Friday 13 July 2012

Better Books: Art, Anarchy and Apostasy

Better Books: Art, Anarchy and Apostasy
Flat Time House

flattimeho.org.uk

in Bellenden Road SE15





Approaching Flat Time House on Bellenden Road the first thing I saw was a massive book sticking through the window.


This was the workshop and house of John Latham and it now stores and exhibits his archive.


This Better Books exhibition gives a glimpse into the world of the unique second hand book shop in the 1960s. I got a copy of the text that accompanies the exhibition the day before at 'Bookmare' exhibition Camberwell Space and so was able to read it before coming and gem up on the history and context.


I entered the small front room with white walls and white wooden floorboards. It  was light and airy as the whole frontage is glass with the sculpture book breaking through on both sides.

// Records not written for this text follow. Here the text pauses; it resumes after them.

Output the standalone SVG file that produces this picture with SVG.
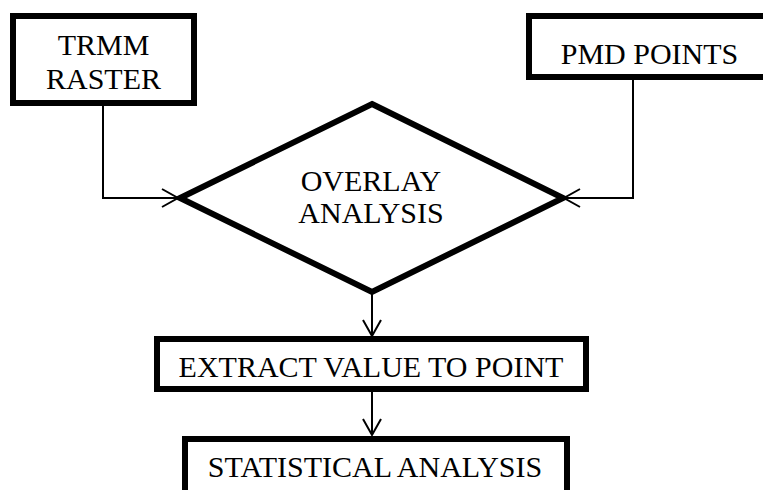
<svg xmlns="http://www.w3.org/2000/svg" width="763" height="490" viewBox="0 0 763 490">
<style>
.box{fill:#fff;stroke:#000;stroke-width:6}
.dia{fill:#fff;stroke:#000;stroke-width:6;stroke-linejoin:miter}
.t{font-family:"Liberation Serif","Times New Roman",serif;font-size:30px;fill:#000;text-anchor:middle}
.c{fill:none;stroke:#000;stroke-width:2}
</style>
<rect width="763" height="490" fill="#fff"/>
<g id="connectors">
<polyline class="c" points="103,106 103,198 178,198"/>
<polyline class="c" points="162,189 178,198 162,207"/>
<polyline class="c" points="633,80 633,198 564,198"/>
<polyline class="c" points="580,189 564,198 580,207"/>
<line class="c" x1="372" y1="292" x2="372" y2="336"/>
<polyline class="c" points="363,320 372,336 381,320"/>
<line class="c" x1="372" y1="392" x2="372" y2="435"/>
<polyline class="c" points="363,419 372,435 381,419"/>
</g>
<g id="trmm">
<rect class="box" x="13" y="16" width="181" height="87"/>
<text class="t" x="103.5" y="55">TRMM</text>
<text class="t" x="103.5" y="89">RASTER</text>
</g>
<g id="pmd">
<rect class="box" x="529" y="16" width="250" height="61"/>
<text class="t" x="649.5" y="64">PMD POINTS</text>
</g>
<g id="overlay">
<polygon class="dia" points="372,104 563,198 372,292 180,198"/>
<text class="t" x="371" y="191">OVERLAY</text>
<text class="t" x="371" y="223">ANALYSIS</text>
</g>
<g id="extract">
<rect class="box" x="157" y="339" width="429" height="50"/>
<text class="t" x="371" y="377">EXTRACT VALUE TO POINT</text>
</g>
<g id="stat">
<rect class="box" x="185" y="439" width="382" height="70"/>
<text class="t" x="375" y="477">STATISTICAL ANALYSIS</text>
</g>
</svg>
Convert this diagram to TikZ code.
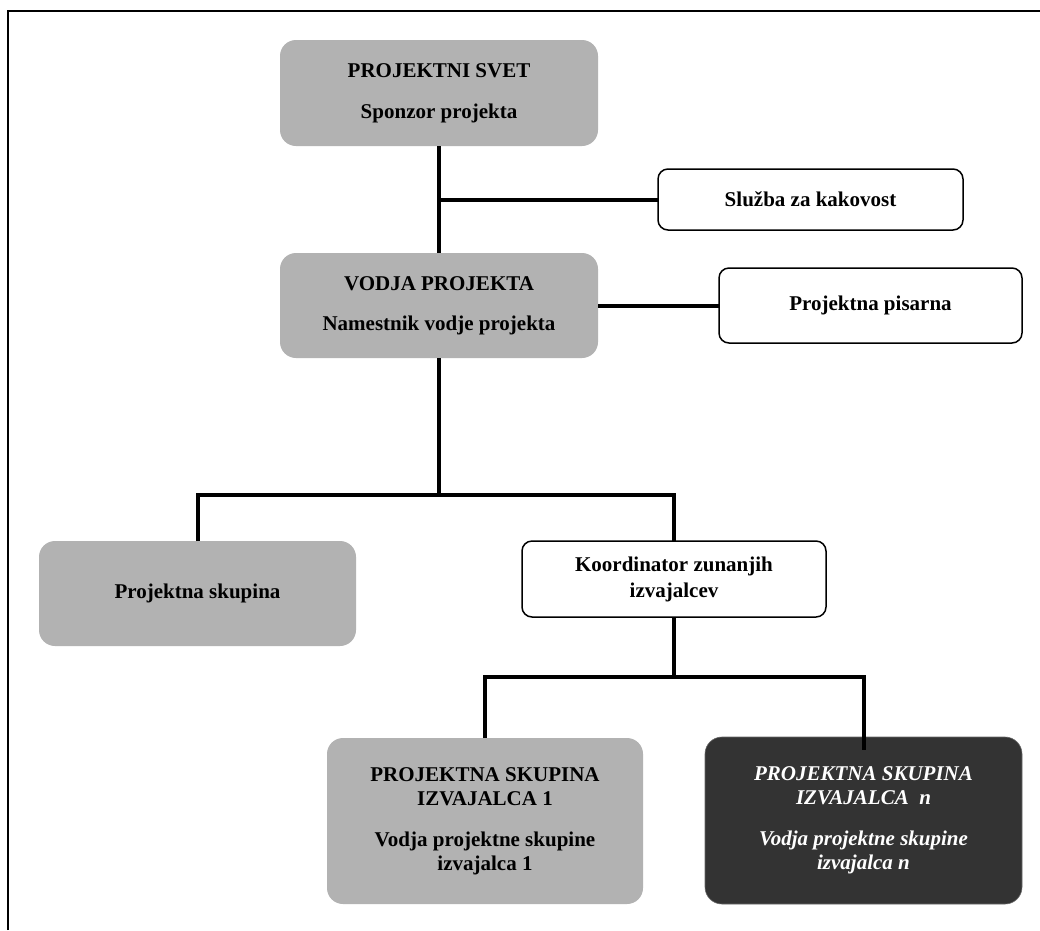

The exhibition starts with a plan of the Better Books basement where all the radical events took place. This was red ink on brown paper. Then I looked up and at the top of the wall was Bob Cobbing's  'A Judith Poem. In Any Language'. The printed black letters has a stark intensity. Then there was a photograph of the Better Books  shop in 1966 taken by Jennifer Pike and a paper bag designed by John Sewell. But as I continued looking I seemed to hone in on Bob Cobbing's work. His 'Poem in Three Stanzas' is the impressions and traces of something leaving black and grey marks. And that is what a poem is? Its an impression in sound that is perhaps not understood at least not on the first hearing but you are left thinking about it ...it makes an impression on you.

Walking in through the office into a corridor I went straight to the end and watched film footage of Bob Cobbing reading his sound poems building up texture (Pip Benvensite, Poet UK 1965 16mm). Then moving back down the corridor I saw Bob Cobbing's 'Reel 2 Reel' poster cira 1960. It was a black graphic stylised film reel sliced in half and the two portions at an angle  with bold black text above it - very effective.

By reading the text (booklet that unfolds into a massive poster with images of key works) first and then going to see the actual printed materials, watch film and listen to audio I got  a real sense of how radical Better Books was.